Written problem » Return nothing but the lines from the one with "Generate a Python" through the one with "(lpca)', fontsize=6, color='#909090', labelpad=4)" in the data below, word for word and without pictures.

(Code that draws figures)
----------

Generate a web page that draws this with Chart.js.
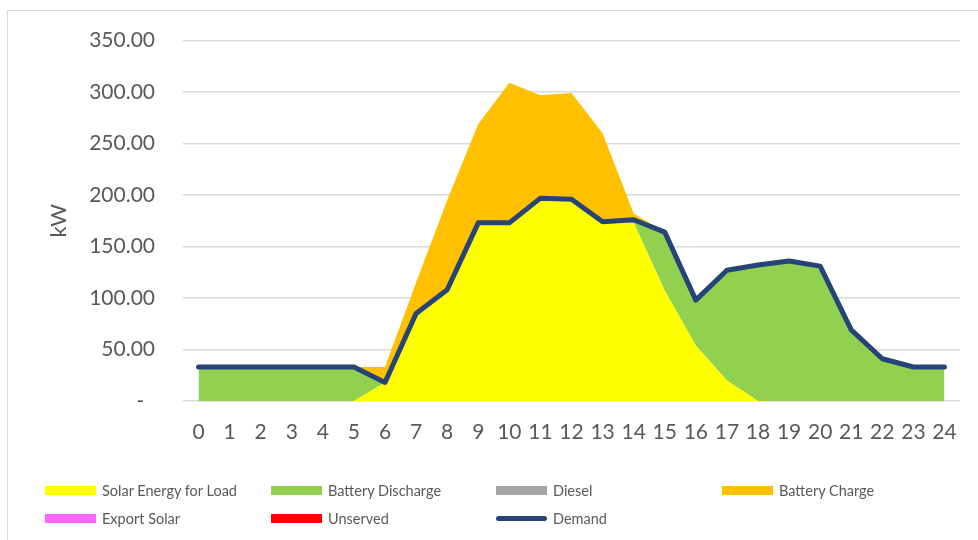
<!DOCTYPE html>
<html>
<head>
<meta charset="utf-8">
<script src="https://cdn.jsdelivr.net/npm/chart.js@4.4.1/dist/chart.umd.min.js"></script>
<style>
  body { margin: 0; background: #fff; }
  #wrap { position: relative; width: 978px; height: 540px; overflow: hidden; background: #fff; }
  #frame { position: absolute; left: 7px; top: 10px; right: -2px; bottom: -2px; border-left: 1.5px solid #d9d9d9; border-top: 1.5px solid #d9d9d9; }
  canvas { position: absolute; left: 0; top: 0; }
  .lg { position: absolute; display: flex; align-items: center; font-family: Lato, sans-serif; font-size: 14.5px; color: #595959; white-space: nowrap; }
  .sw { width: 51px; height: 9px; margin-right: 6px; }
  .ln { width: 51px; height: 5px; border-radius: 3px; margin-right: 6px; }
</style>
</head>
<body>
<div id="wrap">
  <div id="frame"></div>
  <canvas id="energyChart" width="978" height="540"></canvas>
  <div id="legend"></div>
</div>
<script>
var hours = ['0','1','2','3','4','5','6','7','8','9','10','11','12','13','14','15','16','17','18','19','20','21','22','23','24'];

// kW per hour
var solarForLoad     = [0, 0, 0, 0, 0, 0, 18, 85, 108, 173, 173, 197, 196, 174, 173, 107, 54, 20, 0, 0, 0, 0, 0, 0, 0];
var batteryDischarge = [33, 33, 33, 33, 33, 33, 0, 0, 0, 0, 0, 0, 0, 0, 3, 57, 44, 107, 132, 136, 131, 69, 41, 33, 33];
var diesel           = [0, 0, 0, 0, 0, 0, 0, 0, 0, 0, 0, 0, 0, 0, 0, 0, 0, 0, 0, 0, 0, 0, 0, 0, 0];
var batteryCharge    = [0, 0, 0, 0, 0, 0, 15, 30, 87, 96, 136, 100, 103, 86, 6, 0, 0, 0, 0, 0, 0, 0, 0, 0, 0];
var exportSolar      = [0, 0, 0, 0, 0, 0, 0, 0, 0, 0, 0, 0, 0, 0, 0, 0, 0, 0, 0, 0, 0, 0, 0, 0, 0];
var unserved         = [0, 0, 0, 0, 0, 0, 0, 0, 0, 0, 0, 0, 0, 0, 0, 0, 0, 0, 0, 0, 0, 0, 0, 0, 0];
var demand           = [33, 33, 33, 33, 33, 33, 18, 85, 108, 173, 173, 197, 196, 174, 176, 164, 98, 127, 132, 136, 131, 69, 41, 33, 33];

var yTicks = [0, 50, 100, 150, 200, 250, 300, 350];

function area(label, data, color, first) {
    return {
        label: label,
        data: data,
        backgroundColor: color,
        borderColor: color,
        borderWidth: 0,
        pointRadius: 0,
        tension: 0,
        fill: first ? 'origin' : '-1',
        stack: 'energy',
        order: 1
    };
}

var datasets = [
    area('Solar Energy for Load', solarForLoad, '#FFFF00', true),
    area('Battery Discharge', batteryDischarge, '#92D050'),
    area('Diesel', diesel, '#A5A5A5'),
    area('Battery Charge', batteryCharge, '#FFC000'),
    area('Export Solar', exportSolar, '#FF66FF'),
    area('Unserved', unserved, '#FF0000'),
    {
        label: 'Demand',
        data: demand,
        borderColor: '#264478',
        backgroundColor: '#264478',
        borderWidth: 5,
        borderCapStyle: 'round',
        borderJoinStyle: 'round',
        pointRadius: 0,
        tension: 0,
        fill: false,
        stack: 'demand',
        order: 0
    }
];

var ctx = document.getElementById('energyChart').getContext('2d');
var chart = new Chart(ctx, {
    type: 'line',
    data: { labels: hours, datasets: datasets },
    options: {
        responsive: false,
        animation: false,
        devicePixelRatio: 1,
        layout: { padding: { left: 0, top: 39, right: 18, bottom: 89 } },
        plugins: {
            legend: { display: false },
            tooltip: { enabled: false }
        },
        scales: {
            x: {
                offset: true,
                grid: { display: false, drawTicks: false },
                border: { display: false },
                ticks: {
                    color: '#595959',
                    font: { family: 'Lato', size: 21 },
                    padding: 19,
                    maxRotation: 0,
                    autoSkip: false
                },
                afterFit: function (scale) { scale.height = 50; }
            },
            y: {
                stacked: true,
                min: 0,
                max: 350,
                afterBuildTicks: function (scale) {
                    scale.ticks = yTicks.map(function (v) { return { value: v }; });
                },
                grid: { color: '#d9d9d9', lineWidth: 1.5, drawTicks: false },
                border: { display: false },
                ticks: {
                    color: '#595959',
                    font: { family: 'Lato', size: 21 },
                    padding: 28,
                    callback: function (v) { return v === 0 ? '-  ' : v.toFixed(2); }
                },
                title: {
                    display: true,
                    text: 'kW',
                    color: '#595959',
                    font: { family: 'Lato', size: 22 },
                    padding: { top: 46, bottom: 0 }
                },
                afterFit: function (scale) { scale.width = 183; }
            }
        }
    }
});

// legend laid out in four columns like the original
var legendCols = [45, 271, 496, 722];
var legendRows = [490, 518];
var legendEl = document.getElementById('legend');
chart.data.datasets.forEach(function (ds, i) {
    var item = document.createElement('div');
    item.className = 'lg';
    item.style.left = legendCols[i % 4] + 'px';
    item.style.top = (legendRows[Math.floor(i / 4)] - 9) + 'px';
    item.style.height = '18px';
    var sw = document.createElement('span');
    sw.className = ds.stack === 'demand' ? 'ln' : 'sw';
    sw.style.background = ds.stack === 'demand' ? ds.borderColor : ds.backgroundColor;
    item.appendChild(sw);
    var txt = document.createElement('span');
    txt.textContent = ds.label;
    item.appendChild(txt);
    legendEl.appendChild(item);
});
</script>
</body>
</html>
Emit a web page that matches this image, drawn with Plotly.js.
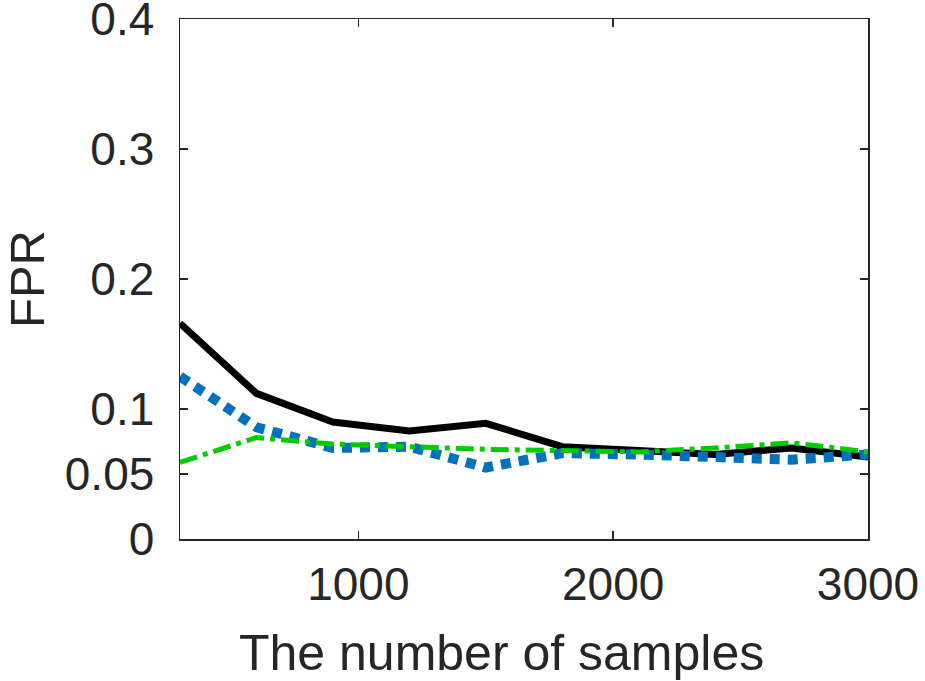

----------

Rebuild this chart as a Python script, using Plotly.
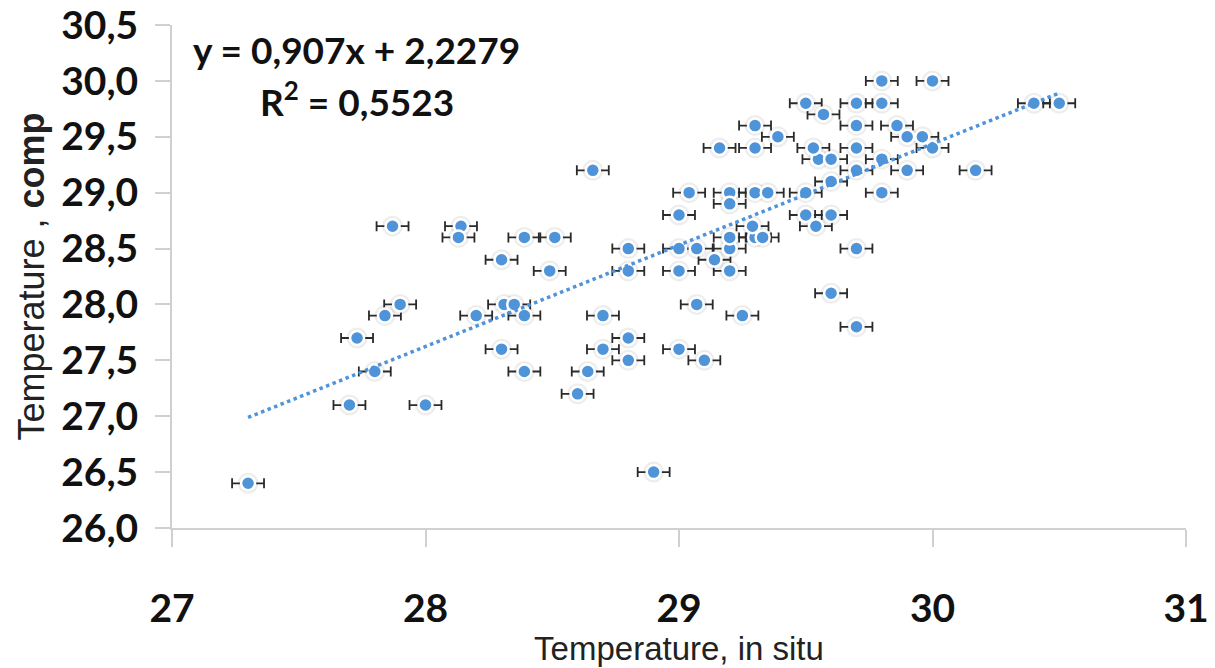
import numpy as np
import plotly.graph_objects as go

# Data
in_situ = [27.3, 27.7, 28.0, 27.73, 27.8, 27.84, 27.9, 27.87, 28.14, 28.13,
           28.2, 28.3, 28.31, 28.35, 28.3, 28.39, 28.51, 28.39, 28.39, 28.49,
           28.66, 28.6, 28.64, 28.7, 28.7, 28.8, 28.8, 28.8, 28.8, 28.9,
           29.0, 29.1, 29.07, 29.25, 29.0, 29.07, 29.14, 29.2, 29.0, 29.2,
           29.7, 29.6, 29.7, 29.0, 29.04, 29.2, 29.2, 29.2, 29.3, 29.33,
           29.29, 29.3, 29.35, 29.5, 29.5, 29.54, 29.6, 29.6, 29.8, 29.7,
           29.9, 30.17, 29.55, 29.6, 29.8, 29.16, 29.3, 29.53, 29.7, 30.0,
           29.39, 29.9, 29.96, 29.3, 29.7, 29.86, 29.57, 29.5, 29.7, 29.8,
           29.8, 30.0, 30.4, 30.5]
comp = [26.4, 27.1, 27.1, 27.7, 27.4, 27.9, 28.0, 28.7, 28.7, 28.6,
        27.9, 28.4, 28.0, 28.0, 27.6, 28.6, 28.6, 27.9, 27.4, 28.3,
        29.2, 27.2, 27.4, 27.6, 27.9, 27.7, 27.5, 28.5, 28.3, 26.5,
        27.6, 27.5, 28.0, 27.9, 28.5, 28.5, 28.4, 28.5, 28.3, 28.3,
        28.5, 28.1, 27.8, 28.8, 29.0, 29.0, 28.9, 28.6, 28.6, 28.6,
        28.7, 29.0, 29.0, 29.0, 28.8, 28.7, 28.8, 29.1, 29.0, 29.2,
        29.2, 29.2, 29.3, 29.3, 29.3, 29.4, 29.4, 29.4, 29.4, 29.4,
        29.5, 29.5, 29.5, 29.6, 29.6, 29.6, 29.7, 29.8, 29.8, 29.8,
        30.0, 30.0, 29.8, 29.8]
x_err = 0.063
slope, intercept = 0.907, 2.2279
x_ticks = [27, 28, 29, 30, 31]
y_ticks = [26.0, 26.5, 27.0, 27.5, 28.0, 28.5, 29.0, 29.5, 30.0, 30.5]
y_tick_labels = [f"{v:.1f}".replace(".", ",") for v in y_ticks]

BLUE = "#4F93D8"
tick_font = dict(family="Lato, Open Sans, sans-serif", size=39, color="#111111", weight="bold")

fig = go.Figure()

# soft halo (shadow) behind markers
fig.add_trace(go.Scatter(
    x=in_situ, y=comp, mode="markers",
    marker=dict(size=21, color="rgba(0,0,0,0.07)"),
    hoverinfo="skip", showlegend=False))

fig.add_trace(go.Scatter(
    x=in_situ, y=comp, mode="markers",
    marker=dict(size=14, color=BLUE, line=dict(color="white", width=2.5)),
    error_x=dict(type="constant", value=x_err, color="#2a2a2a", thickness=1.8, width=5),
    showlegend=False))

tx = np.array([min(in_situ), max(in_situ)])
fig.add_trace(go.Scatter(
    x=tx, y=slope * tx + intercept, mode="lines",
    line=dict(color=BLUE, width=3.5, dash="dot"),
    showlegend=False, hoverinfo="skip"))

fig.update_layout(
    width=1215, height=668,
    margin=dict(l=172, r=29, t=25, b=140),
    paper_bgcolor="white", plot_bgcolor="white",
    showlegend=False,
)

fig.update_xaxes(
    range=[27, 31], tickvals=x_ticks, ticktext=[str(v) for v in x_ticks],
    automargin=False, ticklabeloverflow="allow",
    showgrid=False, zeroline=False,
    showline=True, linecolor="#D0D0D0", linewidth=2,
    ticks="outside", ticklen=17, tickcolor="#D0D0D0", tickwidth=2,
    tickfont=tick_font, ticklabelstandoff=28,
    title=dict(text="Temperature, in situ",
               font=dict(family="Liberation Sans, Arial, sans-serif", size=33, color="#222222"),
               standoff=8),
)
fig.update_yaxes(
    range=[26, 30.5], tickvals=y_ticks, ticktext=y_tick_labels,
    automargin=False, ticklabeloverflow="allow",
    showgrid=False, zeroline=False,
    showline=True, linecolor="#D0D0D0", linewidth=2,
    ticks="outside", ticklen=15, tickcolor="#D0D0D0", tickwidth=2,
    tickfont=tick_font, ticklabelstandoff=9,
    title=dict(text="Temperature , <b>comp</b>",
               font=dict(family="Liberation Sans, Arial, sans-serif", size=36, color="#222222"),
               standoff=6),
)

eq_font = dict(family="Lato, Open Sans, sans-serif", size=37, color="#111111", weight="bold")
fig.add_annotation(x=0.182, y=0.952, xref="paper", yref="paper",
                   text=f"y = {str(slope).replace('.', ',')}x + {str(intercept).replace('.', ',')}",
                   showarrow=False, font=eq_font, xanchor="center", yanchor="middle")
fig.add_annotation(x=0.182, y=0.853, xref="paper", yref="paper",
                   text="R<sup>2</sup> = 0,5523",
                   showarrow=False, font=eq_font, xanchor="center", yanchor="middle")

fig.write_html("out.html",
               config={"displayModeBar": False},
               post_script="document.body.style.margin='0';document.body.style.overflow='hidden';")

----------

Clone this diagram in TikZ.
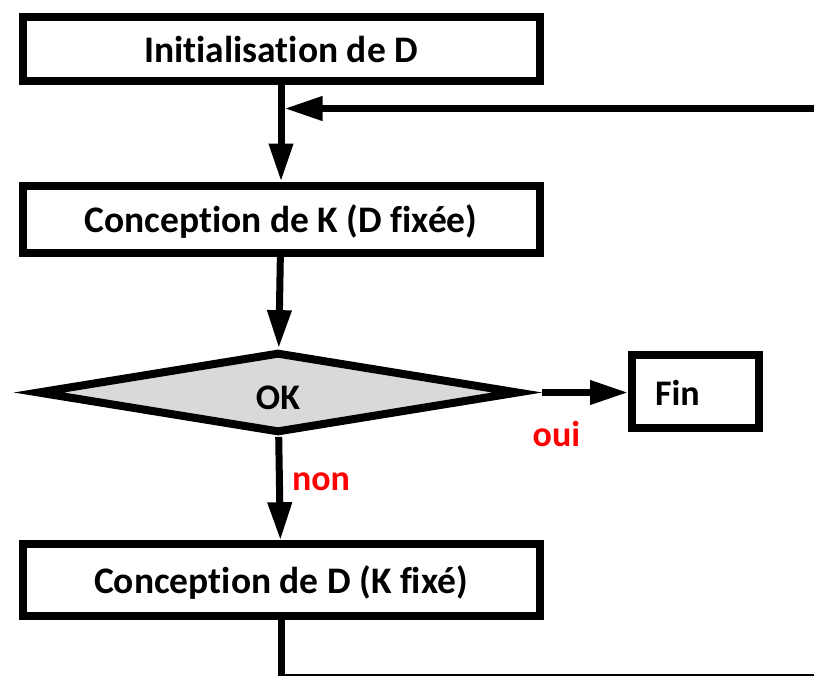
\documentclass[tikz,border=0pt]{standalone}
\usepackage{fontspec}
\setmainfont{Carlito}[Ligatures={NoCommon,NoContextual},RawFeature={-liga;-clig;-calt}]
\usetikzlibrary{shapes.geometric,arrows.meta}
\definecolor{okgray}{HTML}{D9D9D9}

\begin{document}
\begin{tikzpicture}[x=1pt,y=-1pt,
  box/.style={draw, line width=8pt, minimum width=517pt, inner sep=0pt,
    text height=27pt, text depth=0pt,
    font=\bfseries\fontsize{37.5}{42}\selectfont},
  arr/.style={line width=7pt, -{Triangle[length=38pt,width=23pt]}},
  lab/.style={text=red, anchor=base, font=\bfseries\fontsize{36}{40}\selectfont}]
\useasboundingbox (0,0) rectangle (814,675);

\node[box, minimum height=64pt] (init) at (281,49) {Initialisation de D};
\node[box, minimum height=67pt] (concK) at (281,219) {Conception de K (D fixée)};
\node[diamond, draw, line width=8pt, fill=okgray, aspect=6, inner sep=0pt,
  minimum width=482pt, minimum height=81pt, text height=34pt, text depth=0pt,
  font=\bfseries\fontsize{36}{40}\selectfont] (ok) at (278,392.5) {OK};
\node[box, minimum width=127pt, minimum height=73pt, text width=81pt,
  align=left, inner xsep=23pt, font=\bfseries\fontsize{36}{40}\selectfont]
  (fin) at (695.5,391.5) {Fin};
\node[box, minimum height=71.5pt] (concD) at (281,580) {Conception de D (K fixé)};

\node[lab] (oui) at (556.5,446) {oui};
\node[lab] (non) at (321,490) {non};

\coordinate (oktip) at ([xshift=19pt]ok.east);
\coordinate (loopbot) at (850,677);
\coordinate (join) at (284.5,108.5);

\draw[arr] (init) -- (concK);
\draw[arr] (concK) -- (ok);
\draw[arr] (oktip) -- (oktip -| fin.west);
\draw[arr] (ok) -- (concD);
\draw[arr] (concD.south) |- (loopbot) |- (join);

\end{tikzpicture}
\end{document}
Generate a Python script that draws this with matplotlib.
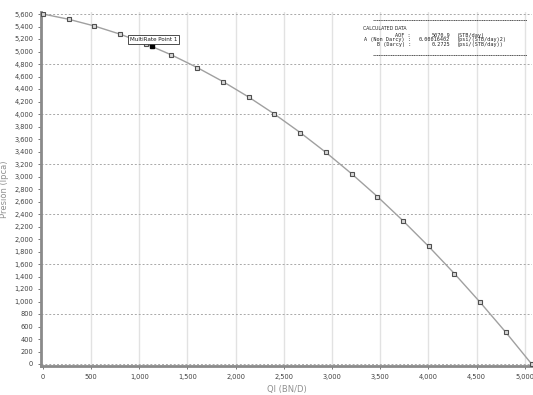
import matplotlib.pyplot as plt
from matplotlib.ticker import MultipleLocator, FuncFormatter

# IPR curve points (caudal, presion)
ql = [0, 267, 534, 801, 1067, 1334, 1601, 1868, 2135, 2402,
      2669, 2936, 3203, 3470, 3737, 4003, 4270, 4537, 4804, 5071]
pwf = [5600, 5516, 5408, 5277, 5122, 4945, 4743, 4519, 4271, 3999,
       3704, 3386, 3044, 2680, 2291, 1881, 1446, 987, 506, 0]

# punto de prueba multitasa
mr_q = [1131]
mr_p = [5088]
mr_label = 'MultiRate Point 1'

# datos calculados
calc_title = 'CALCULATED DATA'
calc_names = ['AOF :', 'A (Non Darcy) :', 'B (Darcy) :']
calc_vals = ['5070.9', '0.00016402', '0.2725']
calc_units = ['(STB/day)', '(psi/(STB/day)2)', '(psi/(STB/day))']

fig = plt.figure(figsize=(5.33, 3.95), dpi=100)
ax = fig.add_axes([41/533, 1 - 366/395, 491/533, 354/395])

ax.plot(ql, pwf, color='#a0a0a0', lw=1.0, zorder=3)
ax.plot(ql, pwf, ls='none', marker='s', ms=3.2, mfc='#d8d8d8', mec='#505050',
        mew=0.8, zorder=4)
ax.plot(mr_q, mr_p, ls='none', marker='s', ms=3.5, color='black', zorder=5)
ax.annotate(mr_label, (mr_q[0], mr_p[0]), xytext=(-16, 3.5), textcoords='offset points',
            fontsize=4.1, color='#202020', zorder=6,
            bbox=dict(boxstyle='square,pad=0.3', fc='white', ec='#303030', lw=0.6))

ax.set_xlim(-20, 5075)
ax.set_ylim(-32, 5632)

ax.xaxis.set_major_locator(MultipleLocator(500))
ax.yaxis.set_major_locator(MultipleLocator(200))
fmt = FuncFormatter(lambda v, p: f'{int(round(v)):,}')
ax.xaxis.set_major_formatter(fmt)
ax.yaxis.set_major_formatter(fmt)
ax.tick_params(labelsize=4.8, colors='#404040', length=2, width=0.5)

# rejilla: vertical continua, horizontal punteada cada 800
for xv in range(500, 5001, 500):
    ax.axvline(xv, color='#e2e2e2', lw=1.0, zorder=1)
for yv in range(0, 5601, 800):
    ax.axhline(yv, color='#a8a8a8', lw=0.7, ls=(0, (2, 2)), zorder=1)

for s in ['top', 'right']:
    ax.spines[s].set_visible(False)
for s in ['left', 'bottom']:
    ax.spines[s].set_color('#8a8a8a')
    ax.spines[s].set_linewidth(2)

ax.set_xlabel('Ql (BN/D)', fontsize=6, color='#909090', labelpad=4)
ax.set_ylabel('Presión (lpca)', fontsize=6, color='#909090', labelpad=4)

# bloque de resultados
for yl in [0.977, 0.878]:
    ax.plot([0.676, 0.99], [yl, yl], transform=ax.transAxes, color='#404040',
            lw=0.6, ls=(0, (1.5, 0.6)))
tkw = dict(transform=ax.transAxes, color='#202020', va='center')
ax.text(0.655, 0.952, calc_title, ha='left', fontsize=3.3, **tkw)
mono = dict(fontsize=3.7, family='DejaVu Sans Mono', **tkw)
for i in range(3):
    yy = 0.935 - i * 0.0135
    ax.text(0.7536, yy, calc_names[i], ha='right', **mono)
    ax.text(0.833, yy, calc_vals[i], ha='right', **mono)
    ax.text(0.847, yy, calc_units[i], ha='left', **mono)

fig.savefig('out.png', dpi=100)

----------

Answer to this exercise »
Generate a Python script that draws this with matplotlib.
import matplotlib.pyplot as plt
from matplotlib.ticker import MultipleLocator, FuncFormatter

# IPR curve points (caudal, presion)
ql = [0, 267, 534, 801, 1067, 1334, 1601, 1868, 2135, 2402,
      2669, 2936, 3203, 3470, 3737, 4003, 4270, 4537, 4804, 5071]
pwf = [5600, 5516, 5408, 5277, 5122, 4945, 4743, 4519, 4271, 3999,
       3704, 3386, 3044, 2680, 2291, 1881, 1446, 987, 506, 0]

# punto de prueba multitasa
mr_q = [1131]
mr_p = [5088]
mr_label = 'MultiRate Point 1'

# datos calculados
calc_title = 'CALCULATED DATA'
calc_names = ['AOF :', 'A (Non Darcy) :', 'B (Darcy) :']
calc_vals = ['5070.9', '0.00016402', '0.2725']
calc_units = ['(STB/day)', '(psi/(STB/day)2)', '(psi/(STB/day))']

fig = plt.figure(figsize=(5.33, 3.95), dpi=100)
ax = fig.add_axes([41/533, 1 - 366/395, 491/533, 354/395])

ax.plot(ql, pwf, color='#a0a0a0', lw=1.0, zorder=3)
ax.plot(ql, pwf, ls='none', marker='s', ms=3.2, mfc='#d8d8d8', mec='#505050',
        mew=0.8, zorder=4)
ax.plot(mr_q, mr_p, ls='none', marker='s', ms=3.5, color='black', zorder=5)
ax.annotate(mr_label, (mr_q[0], mr_p[0]), xytext=(-16, 3.5), textcoords='offset points',
            fontsize=4.1, color='#202020', zorder=6,
            bbox=dict(boxstyle='square,pad=0.3', fc='white', ec='#303030', lw=0.6))

ax.set_xlim(-20, 5075)
ax.set_ylim(-32, 5632)

ax.xaxis.set_major_locator(MultipleLocator(500))
ax.yaxis.set_major_locator(MultipleLocator(200))
fmt = FuncFormatter(lambda v, p: f'{int(round(v)):,}')
ax.xaxis.set_major_formatter(fmt)
ax.yaxis.set_major_formatter(fmt)
ax.tick_params(labelsize=4.8, colors='#404040', length=2, width=0.5)

# rejilla: vertical continua, horizontal punteada cada 800
for xv in range(500, 5001, 500):
    ax.axvline(xv, color='#e2e2e2', lw=1.0, zorder=1)
for yv in range(0, 5601, 800):
    ax.axhline(yv, color='#a8a8a8', lw=0.7, ls=(0, (2, 2)), zorder=1)

for s in ['top', 'right']:
    ax.spines[s].set_visible(False)
for s in ['left', 'bottom']:
    ax.spines[s].set_color('#8a8a8a')
    ax.spines[s].set_linewidth(2)

ax.set_xlabel('Ql (BN/D)', fontsize=6, color='#909090', labelpad=4)
ax.set_ylabel('Presión (lpca)', fontsize=6, color='#909090', labelpad=4)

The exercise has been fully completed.